Key Takeaways
  • India's gig and freelance workforce grew from 77 lakh to 1.2 crore workers between FY21 and FY25 — almost all of it transacting through personal UPI accounts.
  • Cyber fraud losses in India reached roughly ₹22,495 crore in 2025, with complaint volumes up 24% to about 2.81 million cases; one in five UPI users has been hit, and about half never report it.
  • Standard "business cyber insurance" is built around servers, employee data, and IT infrastructure — largely irrelevant to a solo freelancer.
  • For an independent worker, the real exposure is her own personal UPI or bank account, which doubles as her only income-receiving channel — a fraud there isn't just a loss, it can cut off her ability to get paid.

"Cyber insurance" sounds like something a large company needs — servers to protect, employee records to secure, an IT department to coordinate with an insurer. If you're a freelancer working alone, none of that describes your business. Which is exactly why the risk that actually applies to you gets missed.

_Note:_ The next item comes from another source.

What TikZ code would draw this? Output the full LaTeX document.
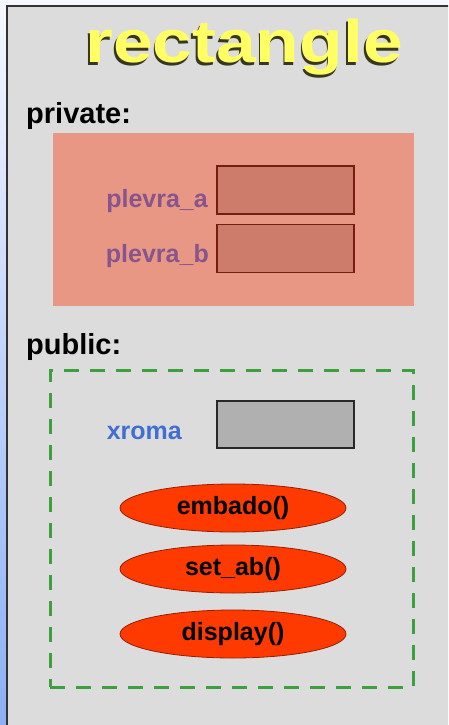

The workforce this affects

India's gig and freelance workforce has grown sharply — from roughly 77 lakh workers in FY21 to about 1.2 crore by FY25, according to the government's own Economic Survey. Delivery riders, consultants, designers, cab drivers, home-service professionals, freelance taskers — all transacting through apps and UPI, all day, as the core mechanism of earning a living.

1.2 crore India's gig workforce as of FY25, up from 77 lakh in FY21 — a 55% jump, per the Economic Survey 2025-26.
₹22,495 crore Estimated cyber fraud losses across India in 2025, with complaint volumes up 24% year on year to about 2.81 million cases.

Why a scam hits differently when you're self-employed

For a salaried employee, a UPI scam is painful — it drains a personal account. For a freelancer or gig worker, the same account is often also the only channel through which she gets paid. A frozen account, a drained balance, or a compromised payment method isn't just a loss of savings — it can mean an inability to receive income at all until the situation is resolved, on top of whatever was actually stolen.

"The fraud took ₹14,000 — about two weeks of what I earn. It wasn't a savings account. It was rent, groceries, and my sister's tuition, gone in under two minutes."

One in five UPI users in India has experienced fraud, and roughly half never report it, often out of uncertainty about the process or a sense that a small individual loss won't be taken seriously. For gig workers specifically, there's also no employer-provided cybersecurity training standing between them and a convincing scam call — something salaried employees at least sometimes receive as a baseline.

Why standard cyber insurance misses this entirely

Business cyber insurance, as typically sold, is built around a company's servers, its stored customer data, and its IT infrastructure — coverage for data breaches, business interruption from a system outage, and regulatory notification costs. A solo freelancer has none of that infrastructure. What she has instead is a personal phone, a personal UPI ID, and a personal bank account doing double duty as her business's entire payment system. The mismatch between what's sold and what she actually needs is the reason this gap goes unaddressed.

What actually matters if you're a freelancer or gig worker

  1. Look specifically for personal cyber fraud or UPI fraud protection, not a business cyber policy built for servers and employees you don't have.
  2. Separate a payments-only account from your main savings, where practical, so a compromise doesn't touch everything at once.
  3. Know the basics that stop most scams cold: a UPI PIN is only ever needed to send money, never to receive it, and no legitimate caller will ever need your OTP read aloud to them.
  4. Report immediately to the national cybercrime helpline if something happens — funds moved through digital rails can sometimes still be traced and frozen if reported within the first hour.

You don't need a business-grade cyber policy built for a company you don't run. You need protection sized to the actual risk: one person, one phone, one account carrying both her life and her livelihood.